Supplied records:
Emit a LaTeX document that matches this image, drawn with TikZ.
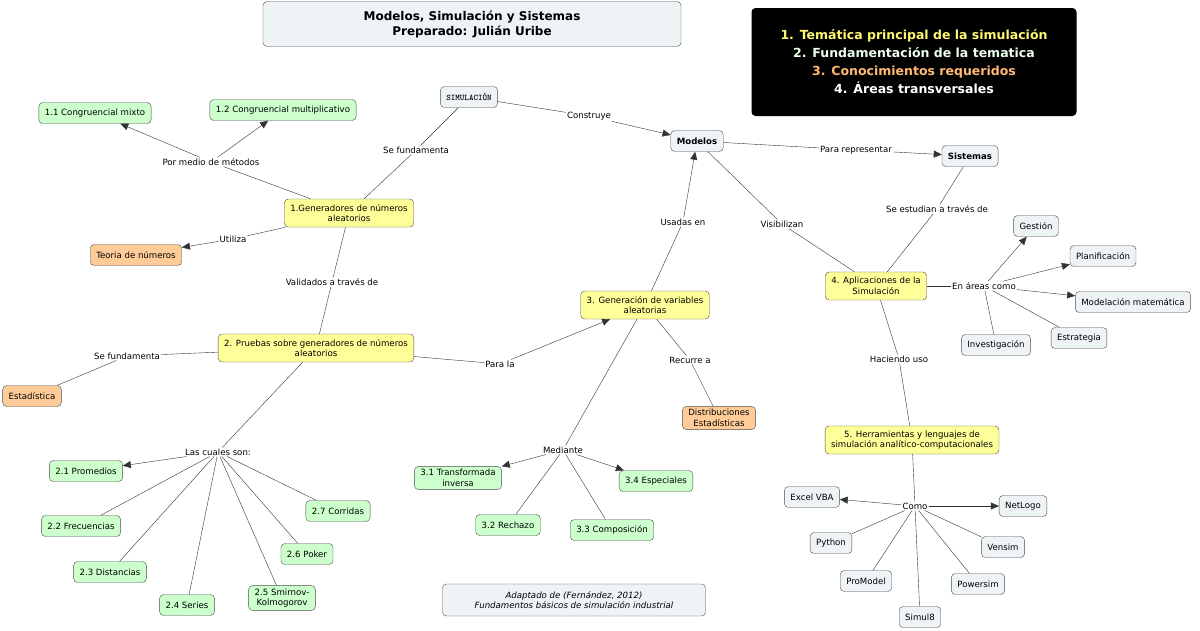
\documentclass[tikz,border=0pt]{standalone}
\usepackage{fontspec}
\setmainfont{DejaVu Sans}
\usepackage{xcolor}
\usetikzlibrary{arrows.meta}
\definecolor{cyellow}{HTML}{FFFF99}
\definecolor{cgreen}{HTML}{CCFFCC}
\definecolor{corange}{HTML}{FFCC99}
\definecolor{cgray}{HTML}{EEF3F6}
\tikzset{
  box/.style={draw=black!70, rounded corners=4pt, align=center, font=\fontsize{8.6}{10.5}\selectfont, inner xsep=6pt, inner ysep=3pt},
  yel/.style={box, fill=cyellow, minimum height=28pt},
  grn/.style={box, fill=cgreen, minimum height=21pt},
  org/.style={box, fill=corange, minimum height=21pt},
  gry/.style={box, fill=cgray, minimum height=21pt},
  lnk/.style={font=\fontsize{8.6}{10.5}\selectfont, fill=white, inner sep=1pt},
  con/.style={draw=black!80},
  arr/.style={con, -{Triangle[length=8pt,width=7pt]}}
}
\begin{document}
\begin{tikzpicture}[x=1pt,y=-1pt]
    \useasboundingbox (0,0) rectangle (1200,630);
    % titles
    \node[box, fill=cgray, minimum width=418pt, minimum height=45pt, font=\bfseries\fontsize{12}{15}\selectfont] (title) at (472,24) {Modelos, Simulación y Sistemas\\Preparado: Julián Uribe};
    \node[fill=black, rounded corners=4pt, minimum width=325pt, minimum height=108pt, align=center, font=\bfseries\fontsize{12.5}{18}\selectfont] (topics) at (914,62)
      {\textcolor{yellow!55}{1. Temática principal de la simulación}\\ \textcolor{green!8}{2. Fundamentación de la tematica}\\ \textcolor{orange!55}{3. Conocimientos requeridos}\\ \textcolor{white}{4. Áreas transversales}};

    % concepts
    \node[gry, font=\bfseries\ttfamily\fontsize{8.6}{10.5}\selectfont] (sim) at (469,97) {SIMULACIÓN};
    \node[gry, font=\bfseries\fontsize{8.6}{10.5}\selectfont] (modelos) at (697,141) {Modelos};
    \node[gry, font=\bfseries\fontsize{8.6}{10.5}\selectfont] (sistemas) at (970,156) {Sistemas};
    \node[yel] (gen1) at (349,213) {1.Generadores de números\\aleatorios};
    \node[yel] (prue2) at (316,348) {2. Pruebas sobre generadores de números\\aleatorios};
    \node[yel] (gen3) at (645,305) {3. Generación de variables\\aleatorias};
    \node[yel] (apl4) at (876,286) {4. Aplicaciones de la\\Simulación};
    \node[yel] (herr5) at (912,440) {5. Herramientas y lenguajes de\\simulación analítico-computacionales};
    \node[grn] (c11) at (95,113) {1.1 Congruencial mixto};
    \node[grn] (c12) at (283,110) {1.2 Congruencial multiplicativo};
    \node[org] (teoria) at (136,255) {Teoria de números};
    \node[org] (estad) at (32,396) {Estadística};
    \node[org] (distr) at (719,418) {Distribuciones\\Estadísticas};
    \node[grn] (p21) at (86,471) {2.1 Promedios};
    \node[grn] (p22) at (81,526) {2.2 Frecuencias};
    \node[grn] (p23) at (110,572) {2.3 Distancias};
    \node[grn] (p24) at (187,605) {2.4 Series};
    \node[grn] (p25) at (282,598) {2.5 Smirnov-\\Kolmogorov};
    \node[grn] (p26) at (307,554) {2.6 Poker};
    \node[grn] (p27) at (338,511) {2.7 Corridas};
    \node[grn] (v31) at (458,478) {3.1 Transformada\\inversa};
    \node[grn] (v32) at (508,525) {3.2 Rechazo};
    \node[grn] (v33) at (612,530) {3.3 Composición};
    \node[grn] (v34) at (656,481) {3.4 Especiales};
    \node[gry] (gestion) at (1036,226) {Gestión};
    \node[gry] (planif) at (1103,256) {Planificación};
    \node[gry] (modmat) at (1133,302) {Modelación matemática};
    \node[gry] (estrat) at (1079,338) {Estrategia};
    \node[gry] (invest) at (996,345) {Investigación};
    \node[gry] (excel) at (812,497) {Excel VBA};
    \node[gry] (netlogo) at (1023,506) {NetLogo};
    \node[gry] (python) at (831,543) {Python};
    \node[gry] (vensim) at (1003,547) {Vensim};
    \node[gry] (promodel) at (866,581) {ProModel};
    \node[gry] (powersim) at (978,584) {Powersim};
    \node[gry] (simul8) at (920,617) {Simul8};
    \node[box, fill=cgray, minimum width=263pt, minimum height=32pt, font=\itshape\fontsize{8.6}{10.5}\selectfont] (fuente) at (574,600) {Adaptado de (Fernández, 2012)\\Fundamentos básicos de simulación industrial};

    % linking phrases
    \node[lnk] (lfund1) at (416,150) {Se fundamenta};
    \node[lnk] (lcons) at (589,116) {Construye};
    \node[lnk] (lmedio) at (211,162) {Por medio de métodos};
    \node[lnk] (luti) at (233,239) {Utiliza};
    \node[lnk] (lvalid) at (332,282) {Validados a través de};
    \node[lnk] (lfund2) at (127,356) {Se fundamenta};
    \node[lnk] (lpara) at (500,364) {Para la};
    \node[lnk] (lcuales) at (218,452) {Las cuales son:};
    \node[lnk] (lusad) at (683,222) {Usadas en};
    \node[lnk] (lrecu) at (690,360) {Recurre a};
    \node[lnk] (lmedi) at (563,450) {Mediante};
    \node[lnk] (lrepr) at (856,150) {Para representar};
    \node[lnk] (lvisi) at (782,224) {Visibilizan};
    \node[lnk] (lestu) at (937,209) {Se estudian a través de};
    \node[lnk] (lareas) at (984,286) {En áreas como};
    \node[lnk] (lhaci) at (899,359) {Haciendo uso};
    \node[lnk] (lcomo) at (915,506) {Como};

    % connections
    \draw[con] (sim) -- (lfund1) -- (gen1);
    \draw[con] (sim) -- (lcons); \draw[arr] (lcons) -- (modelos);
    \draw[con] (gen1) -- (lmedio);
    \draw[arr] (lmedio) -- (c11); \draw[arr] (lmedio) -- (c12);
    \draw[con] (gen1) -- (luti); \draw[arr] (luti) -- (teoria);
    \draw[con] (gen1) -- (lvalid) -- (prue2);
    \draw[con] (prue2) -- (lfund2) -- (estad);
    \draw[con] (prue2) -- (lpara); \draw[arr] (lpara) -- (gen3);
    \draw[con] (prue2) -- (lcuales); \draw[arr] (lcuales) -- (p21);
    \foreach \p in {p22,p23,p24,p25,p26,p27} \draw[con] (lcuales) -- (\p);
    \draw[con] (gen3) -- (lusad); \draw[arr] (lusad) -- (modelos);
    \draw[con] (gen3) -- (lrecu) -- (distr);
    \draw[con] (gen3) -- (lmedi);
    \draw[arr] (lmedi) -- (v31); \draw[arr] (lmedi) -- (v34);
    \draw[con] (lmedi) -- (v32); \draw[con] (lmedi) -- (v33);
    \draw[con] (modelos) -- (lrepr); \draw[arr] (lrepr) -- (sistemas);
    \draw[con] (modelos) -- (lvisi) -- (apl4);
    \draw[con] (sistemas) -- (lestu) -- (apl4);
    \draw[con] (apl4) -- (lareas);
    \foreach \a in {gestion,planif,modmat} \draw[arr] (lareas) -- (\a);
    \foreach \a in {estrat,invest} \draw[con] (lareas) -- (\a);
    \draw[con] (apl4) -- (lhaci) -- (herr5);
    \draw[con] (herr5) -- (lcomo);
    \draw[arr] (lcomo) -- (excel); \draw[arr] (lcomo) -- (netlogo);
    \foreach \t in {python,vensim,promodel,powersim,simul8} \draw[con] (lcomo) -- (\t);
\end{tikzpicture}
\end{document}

---

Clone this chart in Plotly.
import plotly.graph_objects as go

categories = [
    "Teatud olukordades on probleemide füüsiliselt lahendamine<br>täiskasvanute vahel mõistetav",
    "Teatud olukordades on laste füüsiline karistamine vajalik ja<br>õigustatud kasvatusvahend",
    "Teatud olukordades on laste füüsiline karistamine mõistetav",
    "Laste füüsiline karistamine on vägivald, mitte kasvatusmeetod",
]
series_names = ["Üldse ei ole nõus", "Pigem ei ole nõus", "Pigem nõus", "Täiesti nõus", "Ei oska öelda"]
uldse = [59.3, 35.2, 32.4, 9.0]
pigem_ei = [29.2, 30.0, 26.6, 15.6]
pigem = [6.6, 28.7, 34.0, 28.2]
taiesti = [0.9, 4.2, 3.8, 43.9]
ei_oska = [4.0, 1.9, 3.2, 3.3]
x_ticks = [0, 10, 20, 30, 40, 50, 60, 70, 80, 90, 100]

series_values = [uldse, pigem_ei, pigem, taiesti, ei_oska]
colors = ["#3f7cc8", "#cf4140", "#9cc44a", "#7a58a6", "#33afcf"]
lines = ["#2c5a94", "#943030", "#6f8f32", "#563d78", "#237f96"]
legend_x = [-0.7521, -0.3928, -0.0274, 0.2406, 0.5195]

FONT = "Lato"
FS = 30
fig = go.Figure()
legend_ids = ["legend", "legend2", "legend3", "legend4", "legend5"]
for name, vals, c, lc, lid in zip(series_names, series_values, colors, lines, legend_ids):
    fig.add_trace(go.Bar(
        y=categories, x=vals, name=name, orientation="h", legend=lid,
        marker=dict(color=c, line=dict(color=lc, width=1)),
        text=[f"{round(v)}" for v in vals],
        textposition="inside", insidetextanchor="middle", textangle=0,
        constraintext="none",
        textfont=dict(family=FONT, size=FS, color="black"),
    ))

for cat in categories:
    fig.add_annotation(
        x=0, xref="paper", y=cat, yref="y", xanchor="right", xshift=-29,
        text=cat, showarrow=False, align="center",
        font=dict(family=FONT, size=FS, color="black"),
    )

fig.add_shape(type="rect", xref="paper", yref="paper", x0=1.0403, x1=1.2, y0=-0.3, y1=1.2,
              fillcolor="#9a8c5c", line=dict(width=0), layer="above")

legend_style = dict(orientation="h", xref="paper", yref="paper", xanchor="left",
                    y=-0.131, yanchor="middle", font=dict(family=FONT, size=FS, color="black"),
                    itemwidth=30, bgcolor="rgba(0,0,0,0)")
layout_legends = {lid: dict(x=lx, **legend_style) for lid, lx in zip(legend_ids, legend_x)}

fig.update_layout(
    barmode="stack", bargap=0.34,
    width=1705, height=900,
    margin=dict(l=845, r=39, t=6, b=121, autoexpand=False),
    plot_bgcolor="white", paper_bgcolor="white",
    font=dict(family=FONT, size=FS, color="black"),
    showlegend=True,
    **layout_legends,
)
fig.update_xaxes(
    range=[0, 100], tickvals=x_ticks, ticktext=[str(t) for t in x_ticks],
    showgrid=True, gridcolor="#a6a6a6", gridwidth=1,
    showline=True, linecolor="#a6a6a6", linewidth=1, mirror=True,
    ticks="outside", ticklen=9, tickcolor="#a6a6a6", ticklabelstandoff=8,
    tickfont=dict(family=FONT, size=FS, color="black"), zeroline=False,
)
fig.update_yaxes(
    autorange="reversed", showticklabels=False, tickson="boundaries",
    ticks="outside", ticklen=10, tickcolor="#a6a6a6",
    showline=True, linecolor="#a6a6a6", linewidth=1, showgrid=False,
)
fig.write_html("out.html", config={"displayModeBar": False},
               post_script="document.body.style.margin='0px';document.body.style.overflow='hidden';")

---

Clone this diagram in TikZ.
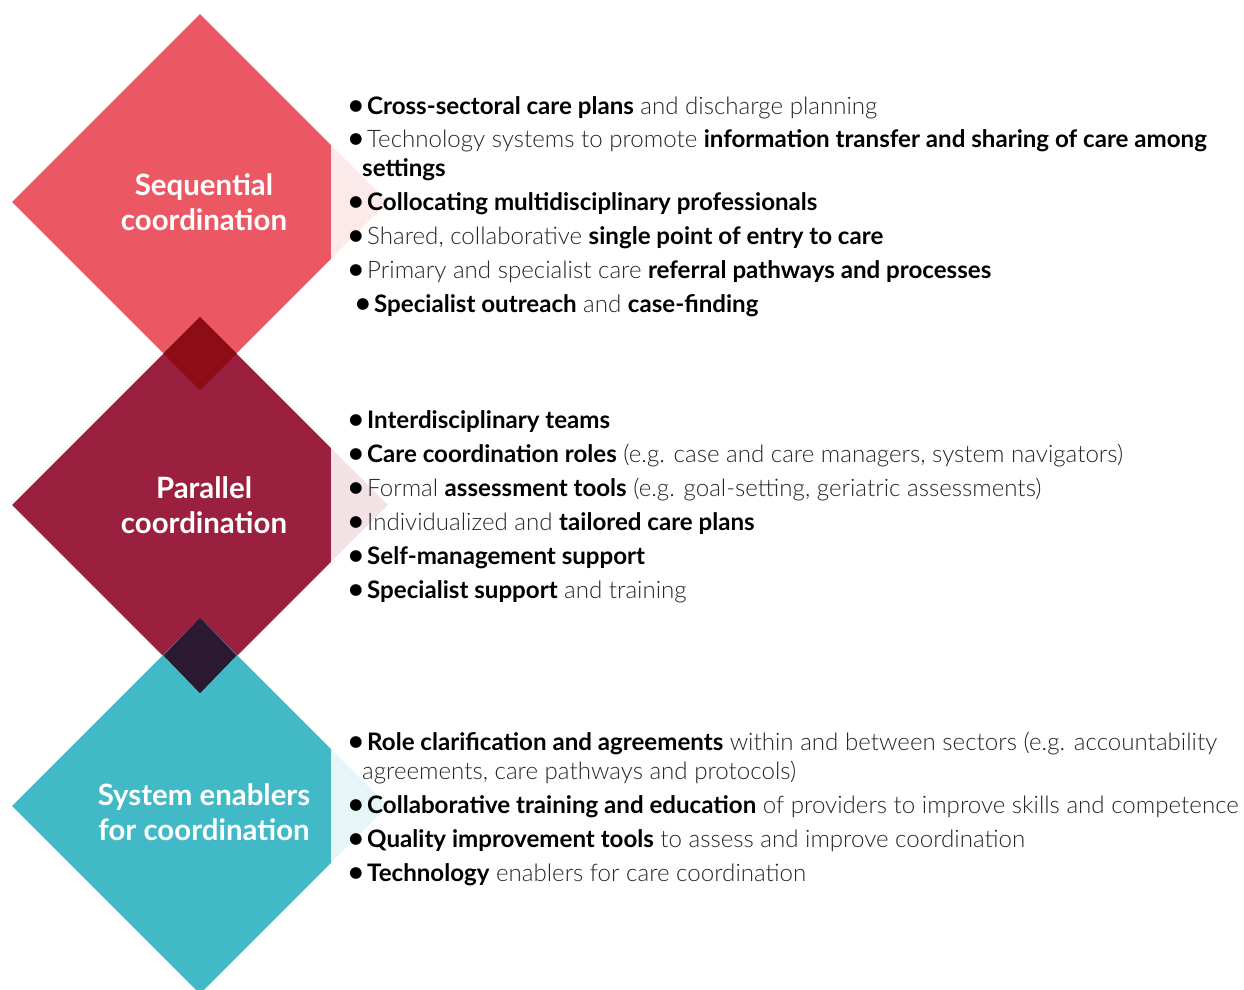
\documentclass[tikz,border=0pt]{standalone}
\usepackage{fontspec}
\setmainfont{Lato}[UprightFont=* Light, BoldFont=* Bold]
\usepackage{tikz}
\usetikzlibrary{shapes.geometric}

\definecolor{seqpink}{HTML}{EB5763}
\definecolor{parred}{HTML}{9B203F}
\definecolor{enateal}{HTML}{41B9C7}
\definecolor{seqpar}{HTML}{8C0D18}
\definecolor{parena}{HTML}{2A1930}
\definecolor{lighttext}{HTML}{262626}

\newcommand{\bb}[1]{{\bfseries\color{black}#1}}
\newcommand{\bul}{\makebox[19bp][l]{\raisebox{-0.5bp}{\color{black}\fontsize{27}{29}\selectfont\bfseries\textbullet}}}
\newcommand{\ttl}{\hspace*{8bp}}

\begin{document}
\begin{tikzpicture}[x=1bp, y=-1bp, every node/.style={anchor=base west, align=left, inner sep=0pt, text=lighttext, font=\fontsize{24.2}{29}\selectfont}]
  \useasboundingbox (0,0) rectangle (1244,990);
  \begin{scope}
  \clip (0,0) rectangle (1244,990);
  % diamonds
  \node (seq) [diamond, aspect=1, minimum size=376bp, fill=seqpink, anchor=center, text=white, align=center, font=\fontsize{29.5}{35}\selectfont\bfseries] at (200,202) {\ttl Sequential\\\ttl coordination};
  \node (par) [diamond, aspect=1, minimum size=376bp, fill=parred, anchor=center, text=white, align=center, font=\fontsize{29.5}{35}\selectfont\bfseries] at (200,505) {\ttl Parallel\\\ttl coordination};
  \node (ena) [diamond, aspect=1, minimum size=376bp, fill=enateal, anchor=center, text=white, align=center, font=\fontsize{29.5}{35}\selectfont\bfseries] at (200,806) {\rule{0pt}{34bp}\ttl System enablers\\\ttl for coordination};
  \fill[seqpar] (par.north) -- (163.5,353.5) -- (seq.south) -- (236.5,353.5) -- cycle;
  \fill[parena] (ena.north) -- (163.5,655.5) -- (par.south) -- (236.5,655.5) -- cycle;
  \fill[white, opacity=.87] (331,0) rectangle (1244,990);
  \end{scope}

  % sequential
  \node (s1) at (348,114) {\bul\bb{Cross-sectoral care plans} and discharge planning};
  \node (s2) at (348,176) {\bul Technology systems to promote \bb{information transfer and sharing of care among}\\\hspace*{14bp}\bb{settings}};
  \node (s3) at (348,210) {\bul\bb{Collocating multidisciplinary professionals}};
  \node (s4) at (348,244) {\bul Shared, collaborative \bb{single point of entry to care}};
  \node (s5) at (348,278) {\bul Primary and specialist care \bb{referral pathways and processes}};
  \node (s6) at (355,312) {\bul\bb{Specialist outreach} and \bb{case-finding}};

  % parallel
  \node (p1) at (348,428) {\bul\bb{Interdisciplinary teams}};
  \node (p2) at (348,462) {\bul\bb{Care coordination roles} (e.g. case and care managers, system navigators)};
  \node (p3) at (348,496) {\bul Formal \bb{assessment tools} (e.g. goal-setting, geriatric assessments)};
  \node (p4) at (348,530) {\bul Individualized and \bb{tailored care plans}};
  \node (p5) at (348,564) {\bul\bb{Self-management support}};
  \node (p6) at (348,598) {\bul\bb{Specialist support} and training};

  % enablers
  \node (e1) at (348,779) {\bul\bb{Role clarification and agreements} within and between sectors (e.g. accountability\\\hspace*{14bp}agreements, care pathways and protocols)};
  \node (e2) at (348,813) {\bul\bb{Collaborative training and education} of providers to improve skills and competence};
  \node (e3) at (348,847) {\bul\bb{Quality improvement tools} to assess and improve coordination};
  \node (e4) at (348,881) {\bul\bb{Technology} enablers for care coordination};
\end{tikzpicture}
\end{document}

Work instructions: Search the listing above for the string "this". Copy every line that contains it.

Output of the exercise:
Emit a LaTeX document that matches this image, drawn with TikZ.
Clone this chart in Plotly.
Clone this diagram in TikZ.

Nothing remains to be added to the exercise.